What is being asked: Print, please, exactly and only the lines between the line holding "What React, TypeScript" and the line holding "const y = d3.scaleLinear().domain([-200, 200]).range([321, 20]);", inclusive, omitting any pictures.

* Begin Supplied data *

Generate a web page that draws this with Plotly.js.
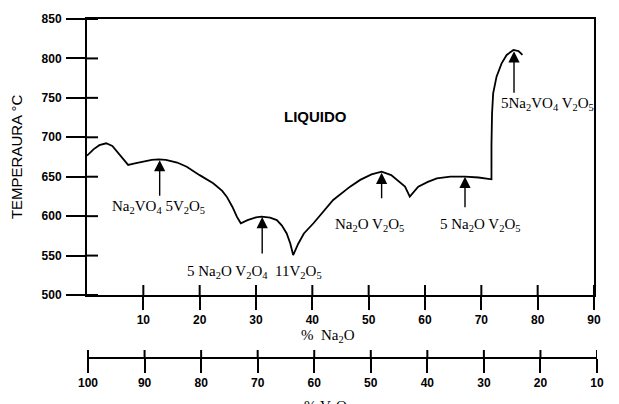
<!DOCTYPE html>
<html>
<head>
<meta charset="utf-8">
<script src="https://cdn.plot.ly/plotly-3.0.1.min.js"></script>
<style>html,body{margin:0;padding:0;background:#fff;}#chart{width:619px;height:404px;}</style>
</head>
<body>
<div id="chart"></div>
<script>
// Liquidus curve (% Na2O vs temperature °C)
const pctNa2O = [0, 1.2, 2.2, 3.4, 4.5, 5.6, 6.6, 7.3, 8.5, 10, 11.5, 12.7, 14, 16, 17.7, 20, 22.4, 24, 24.8, 25.8, 26.6, 27.3,
  28.5, 30, 31, 32.5, 33.7, 34.6, 35.45, 36.1, 36.6, 37.5, 38.5, 40.2, 42, 43.7, 46.7, 48.5, 50.5, 52.3, 54, 55, 56.45, 57.3,
  58.8, 60.5, 62.1, 64.5, 67.1, 69.5, 71.8, 71.8, 71.9, 72.1, 72.7, 73.6, 74.5, 75.7, 76.6, 77.3];
const tempC = [676.7, 685, 690, 692.4, 689, 679, 670, 665, 667, 669.5, 671.3, 672, 671.5, 668, 662.7, 652, 641.6, 632, 624.7, 612, 599.3, 591,
  595, 598.5, 599.3, 598, 595, 588, 578, 565, 550.7, 565, 578, 591, 606, 620.5, 637.4, 646, 653, 656.4, 652, 645.8, 637.4, 624.7,
  637.4, 643.5, 648, 650, 650, 649, 646.7, 690, 730, 755.7, 776.9, 793.8, 804.4, 810.7, 809.4, 804.4];
// same compositions expressed as % V2O5
const pctV2O5 = pctNa2O.map(v => 100 - v);

// Compounds (congruent melting points)
const compoundNames = [
  'Na<sub>2</sub>VO<sub>4</sub> 5V<sub>2</sub>O<sub>5</sub>',
  '5 Na<sub>2</sub>O V<sub>2</sub>O<sub>4</sub>&nbsp; 11V<sub>2</sub>O<sub>5</sub>',
  'Na<sub>2</sub>O V<sub>2</sub>O<sub>5</sub>',
  '5 Na<sub>2</sub>O V<sub>2</sub>O<sub>5</sub>',
  '5Na<sub>2</sub>VO<sub>4</sub> V<sub>2</sub>O<sub>5</sub>'
];
const compoundX = [12.9, 31.1, 52.3, 67.1, 75.8];
const compoundT = [671, 599, 655, 650, 809];
const labelX = [12.75, 29.8, 50.2, 69.9, 81.8];
const labelT = [611, 529.6, 588.8, 588.8, 742.2];
const arrowLen = [37, 38, 27, 32, 43];

const na2oTicks = [10, 20, 30, 40, 50, 60, 70, 80, 90];
const v2o5Ticks = [100, 90, 80, 70, 60, 50, 40, 30, 20, 10];
const tempTicks = [500, 550, 600, 650, 700, 750, 800, 850];

const tickFont = {family: 'Liberation Sans, Arial, sans-serif', size: 12, color: '#000', weight: 700};
const serif = {family: 'Liberation Serif, Times New Roman, serif', size: 15, color: '#000'};

const traces = [
  {x: pctV2O5, y: tempC, xaxis: 'x2', yaxis: 'y', mode: 'lines', line: {color: 'rgba(0,0,0,0)', width: 1}, showlegend: false, hoverinfo: 'skip'},
  {x: pctNa2O, y: tempC, xaxis: 'x', yaxis: 'y', mode: 'lines', line: {color: '#000', width: 1.8}, showlegend: false, hoverinfo: 'skip'}
];

// inner halves of the crossing tick marks (pixel-length segments at tick values)
const tickLine = {color: '#000', width: 2};
const shapes = [];
na2oTicks.forEach(v => shapes.push({type: 'line', xref: 'x', x0: v, x1: v, yref: 'y', ysizemode: 'pixel', yanchor: 500, y0: 0, y1: 10, line: tickLine}));
tempTicks.forEach(v => shapes.push({type: 'line', yref: 'y', y0: v, y1: v, xref: 'x', xsizemode: 'pixel', xanchor: 0, x0: 0, x1: 11, line: tickLine}));
v2o5Ticks.forEach(v => shapes.push({type: 'line', xref: 'x2', x0: v, x1: v, yref: 'paper', ysizemode: 'pixel', yanchor: 0, y0: 0, y1: 8, line: tickLine}));

const annotations = [];
for (let i = 0; i < compoundNames.length; i++) {
  annotations.push({x: compoundX[i], y: compoundT[i], xref: 'x', yref: 'y', text: '', showarrow: true,
    ax: 0, ay: arrowLen[i], arrowhead: 2, arrowsize: 1.6, arrowwidth: 1.4, arrowcolor: '#000', standoff: 0});
  annotations.push({x: labelX[i], y: labelT[i], xref: 'x', yref: 'y', xanchor: 'center', yanchor: 'middle',
    text: compoundNames[i], showarrow: false, font: serif});
}
annotations.push({x: 40.5, y: 726, xref: 'x', yref: 'y', xanchor: 'center', yanchor: 'middle', text: 'LIQUIDO', showarrow: false,
  font: {family: 'Liberation Sans, Arial, sans-serif', size: 15, color: '#000', weight: 700}});
annotations.push({x: -0.137, y: 0.593, xref: 'paper', yref: 'paper', xanchor: 'center', yanchor: 'middle',
  text: 'TEMPERAURA °C', textangle: -90, showarrow: false,
  font: {family: 'Liberation Sans, Arial, sans-serif', size: 15, color: '#000'}});
annotations.push({x: 0.4725, y: 0.066, xref: 'paper', yref: 'paper', xanchor: 'center', yanchor: 'middle',
  text: '%&nbsp; Na<sub>2</sub>O', showarrow: false, font: serif});
annotations.push({x: 0.4725, y: -0.113, xref: 'paper', yref: 'paper', xanchor: 'center', yanchor: 'top',
  text: '% V<sub>2</sub>O<sub>5</sub>', showarrow: false, font: serif});

const yDom = [0.1858, 1];
const xDom = [0, 507 / 510];
const layout = {
  width: 619, height: 404,
  margin: {l: 87, r: 22, t: 19, b: 46, pad: 0},
  paper_bgcolor: '#fff', plot_bgcolor: 'rgba(0,0,0,0)',
  showlegend: false,
  xaxis: {domain: xDom, range: [0, 90], anchor: 'y', showline: true, mirror: true, linewidth: 2, linecolor: '#000',
    ticks: 'outside', ticklen: 13, tickwidth: 2, tickcolor: '#000', tickvals: na2oTicks, tickfont: tickFont,
    showgrid: false, zeroline: false},
  yaxis: {domain: yDom, range: [500, 850], anchor: 'x', showline: true, mirror: true, linewidth: 2, linecolor: '#000',
    ticks: 'outside', ticklen: 19, tickwidth: 2, tickcolor: '#000', tickvals: tempTicks, tickfont: tickFont,
    showgrid: false, zeroline: false, ticklabelstandoff: 2},
  xaxis2: {domain: [0, 1], range: [100.18, 10], anchor: 'free', position: 0, side: 'bottom', showline: true, linewidth: 2,
    linecolor: '#000', ticks: 'outside', ticklen: 14, tickwidth: 2, tickcolor: '#000', tickvals: v2o5Ticks, tickfont: tickFont,
    showgrid: false, zeroline: false},
  shapes: shapes,
  annotations: annotations
};

Plotly.newPlot('chart', traces, layout, {staticPlot: true, displayModeBar: false});
</script>
</body>
</html>
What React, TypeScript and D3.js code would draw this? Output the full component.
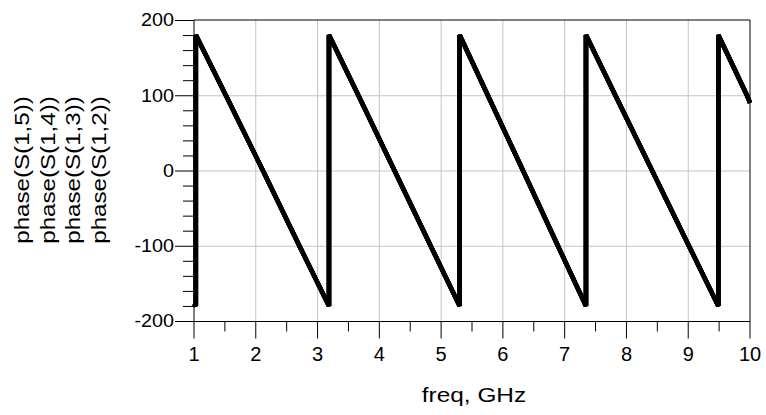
import React from "react";
import * as d3 from "d3";

const W = 766;
const H = 415;

// Series names (all four overlap exactly)
const seriesNames = ["phase(S(1,5))", "phase(S(1,4))", "phase(S(1,3))", "phase(S(1,2))"];

// (GHz, degrees)
const freqGHz = [
  1.0, 1.03, 1.03, 1.515, 2.115, 2.705, 3.185,
  3.185, 3.66, 4.245, 4.83, 5.3,
  5.3, 5.755, 6.325, 6.89, 7.345,
  7.345, 7.82, 8.415, 9.01, 9.487,
  9.487, 9.95, 10.0,
];
const phaseDeg = [
  -177, -180, 180, 100, 0, -100, -180,
  180, 100, 0, -100, -180,
  180, 100, 0, -100, -180,
  180, 100, 0, -100, -180,
  180, 100, 90,
];

const xTicks = [1, 2, 3, 4, 5, 6, 7, 8, 9, 10];
const xMinorTicks = [1.5, 2.5, 3.5, 4.5, 5.5, 6.5, 7.5, 8.5, 9.5];
const yTicks = [-200, -100, 0, 100, 200];
const yMinorTicks = d3.range(-180, 200, 20).filter((v) => v % 100 !== 0);

const xLabel = "freq, GHz";

export default function App() {
  const x = d3.scaleLinear().domain([1, 10]).range([194, 750]);
  const y = d3.scaleLinear().domain([-200, 200]).range([321, 20]);

  const pts = freqGHz.map((f, i) => [f, phaseDeg[i]] as [number, number]);
  const line = d3
    .line<[number, number]>()
    .x((d) => x(d[0]))
    .y((d) => y(d[1]));

  const font = "'Liberation Sans', Arial, Helvetica, sans-serif";
  const x0 = x(1);
  const x1 = x(10);
  const yb = y(-200) + 0.5;
  const yt = y(200);

  return (
    <svg
      width={W}
      height={H}
      style={{ position: "absolute", left: 0, top: 0, background: "#fff" }}
      fontFamily={font}
    >
      {/* grid */}
      {xTicks.slice(1, -1).map((t) => (
        <line key={"gx" + t} x1={x(t)} x2={x(t)} y1={yt} y2={yb} stroke="#c4c4c4" strokeWidth={1} />
      ))}
      {yTicks.slice(1, -1).map((t) => (
        <line key={"gy" + t} x1={x0} x2={x1} y1={y(t) + 0.5} y2={y(t) + 0.5} stroke="#c4c4c4" strokeWidth={1} />
      ))}

      {/* frame */}
      <line x1={x0} x2={x1} y1={yt} y2={yt} stroke="#000" strokeWidth={1} />
      <line x1={x1} x2={x1} y1={yt} y2={yb} stroke="#000" strokeWidth={1} />
      <line x1={x0} x2={x0} y1={yt} y2={yb} stroke="#000" strokeWidth={1} />
      <line x1={x0} x2={x1} y1={yb} y2={yb} stroke="#000" strokeWidth={1} />

      {/* x ticks */}
      {xTicks.map((t) => (
        <g key={"xt" + t}>
          <line x1={x(t)} x2={x(t)} y1={yb} y2={yb + 17} stroke="#000" strokeWidth={1} />
          <text x={x(t)} y={361} textAnchor="middle" fontSize={20} fill="#000">
            {t}
          </text>
        </g>
      ))}
      {xMinorTicks.map((t) => (
        <line key={"xm" + t} x1={x(t)} x2={x(t)} y1={yb} y2={yb + 10} stroke="#000" strokeWidth={1} />
      ))}

      {/* y ticks */}
      {yTicks.map((t) => (
        <g key={"yt" + t}>
          <line x1={x0 - 19} x2={x0} y1={y(t) + 0.5} y2={y(t) + 0.5} stroke="#000" strokeWidth={1} />
          <text
            transform={`translate(174,${y(t) + 6.3}) scale(1.13,1)`}
            textAnchor="end"
            fontSize={17.5}
            fill="#000"
          >
            {t}
          </text>
        </g>
      ))}
      {yMinorTicks.map((t) => (
        <line key={"ym" + t} x1={x0 - 11} x2={x0} y1={y(t) + 0.5} y2={y(t) + 0.5} stroke="#000" strokeWidth={1} />
      ))}

      {/* data: four overlapping series */}
      {seriesNames.map((s) => (
        <path
          key={s}
          d={line(pts) || ""}
          fill="none"
          stroke="#000"
          strokeWidth={4.5}
          strokeLinejoin="miter"
          strokeMiterlimit={2}
        />
      ))}

      {/* y title */}
      {seriesNames.map((s, i) => (
        <text
          key={"yl" + s}
          transform={`translate(${29 + i * 25.5},170) rotate(-90) scale(1.15,1)`}
          textAnchor="middle"
          fontSize={21}
          fill="#000"
        >
          {s}
        </text>
      ))}

      {/* x title */}
      <text
        transform={`translate(474,402) scale(1.22,1)`}
        textAnchor="middle"
        fontSize={20}
        fill="#000"
      >
        {xLabel}
      </text>
    </svg>
  );
}
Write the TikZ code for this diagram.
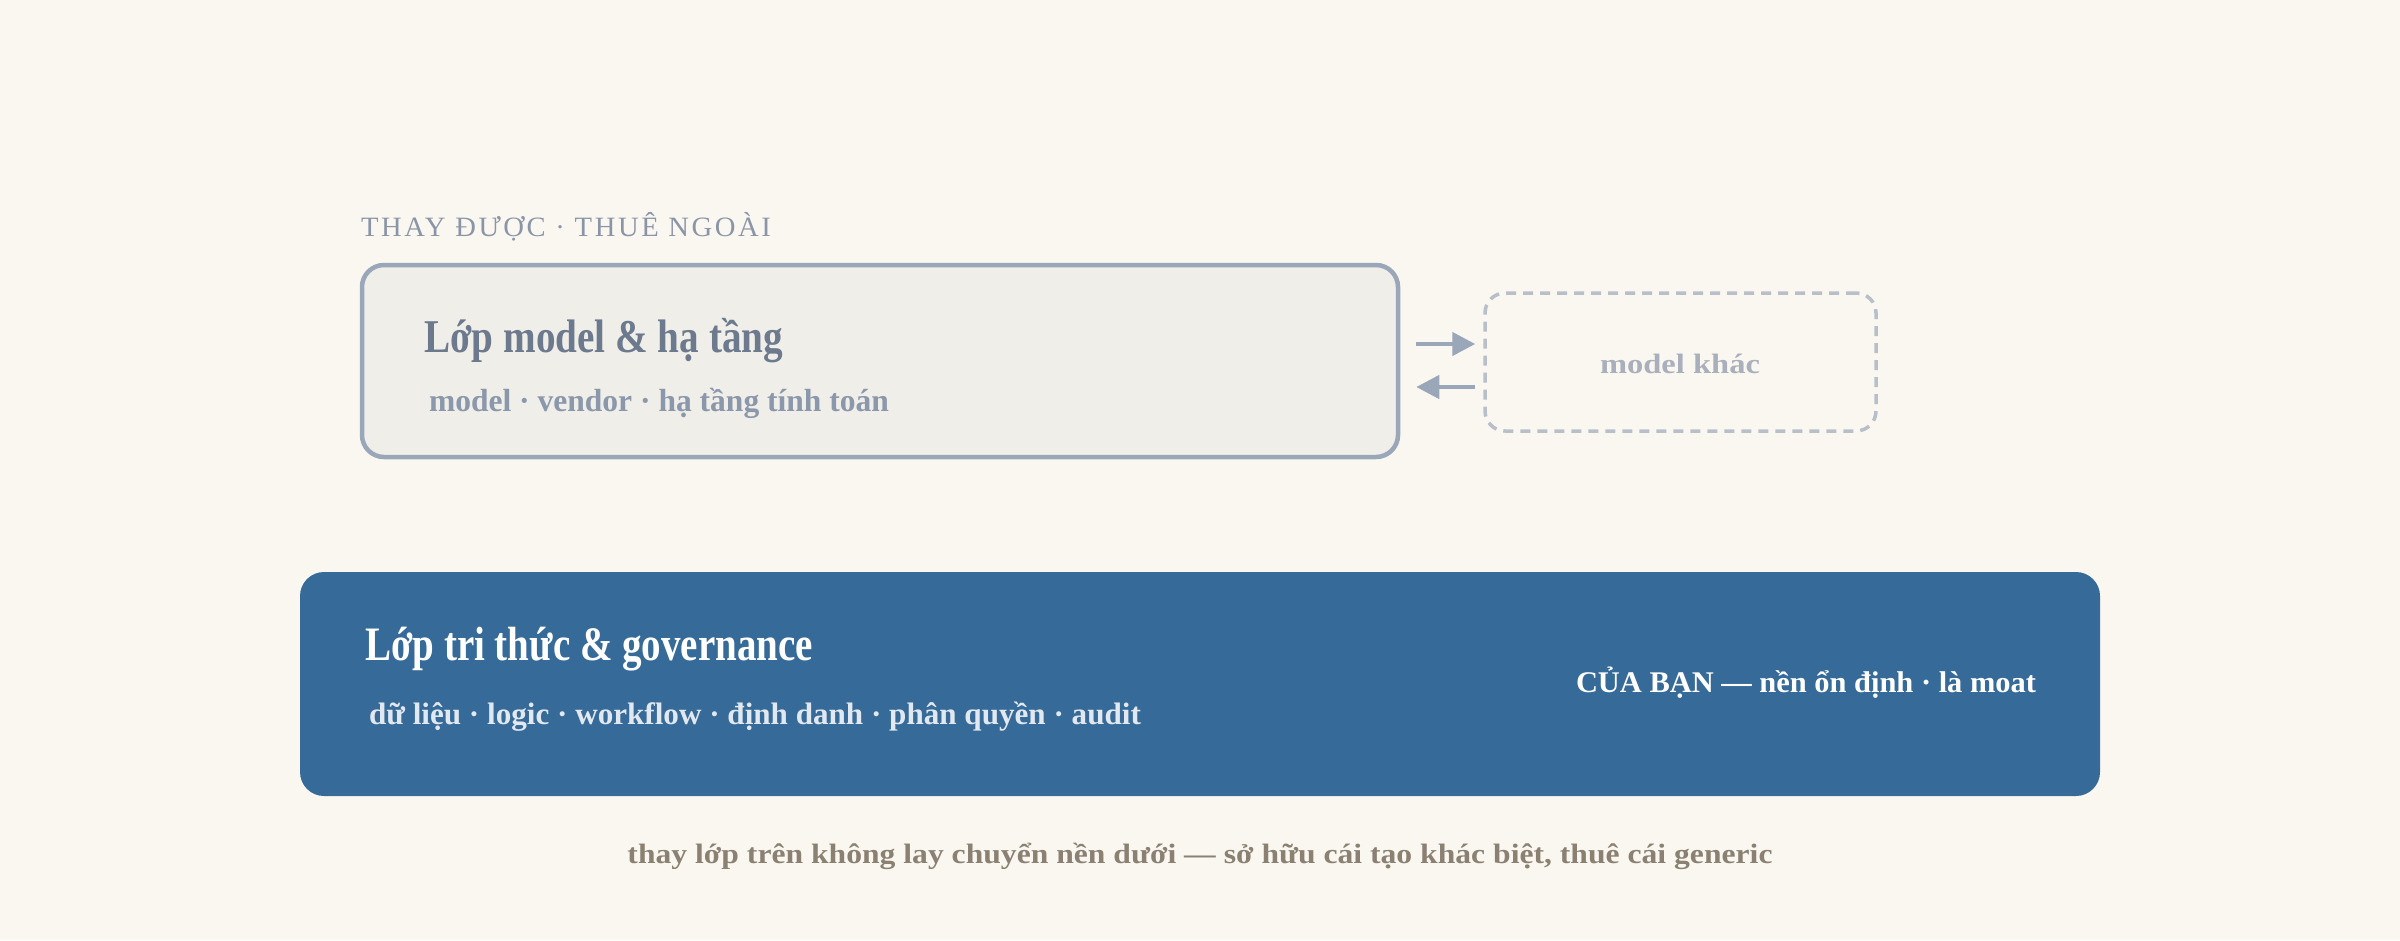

* End Supplied data *

Task answer:
What React, TypeScript and D3.js code would draw this? Output the full component.
import React from "react";
import * as d3 from "d3";

const W = 766;
const H = 415;

// Series names (all four overlap exactly)
const seriesNames = ["phase(S(1,5))", "phase(S(1,4))", "phase(S(1,3))", "phase(S(1,2))"];

// (GHz, degrees)
const freqGHz = [
  1.0, 1.03, 1.03, 1.515, 2.115, 2.705, 3.185,
  3.185, 3.66, 4.245, 4.83, 5.3,
  5.3, 5.755, 6.325, 6.89, 7.345,
  7.345, 7.82, 8.415, 9.01, 9.487,
  9.487, 9.95, 10.0,
];
const phaseDeg = [
  -177, -180, 180, 100, 0, -100, -180,
  180, 100, 0, -100, -180,
  180, 100, 0, -100, -180,
  180, 100, 0, -100, -180,
  180, 100, 90,
];

const xTicks = [1, 2, 3, 4, 5, 6, 7, 8, 9, 10];
const xMinorTicks = [1.5, 2.5, 3.5, 4.5, 5.5, 6.5, 7.5, 8.5, 9.5];
const yTicks = [-200, -100, 0, 100, 200];
const yMinorTicks = d3.range(-180, 200, 20).filter((v) => v % 100 !== 0);

const xLabel = "freq, GHz";

export default function App() {
  const x = d3.scaleLinear().domain([1, 10]).range([194, 750]);
  const y = d3.scaleLinear().domain([-200, 200]).range([321, 20]);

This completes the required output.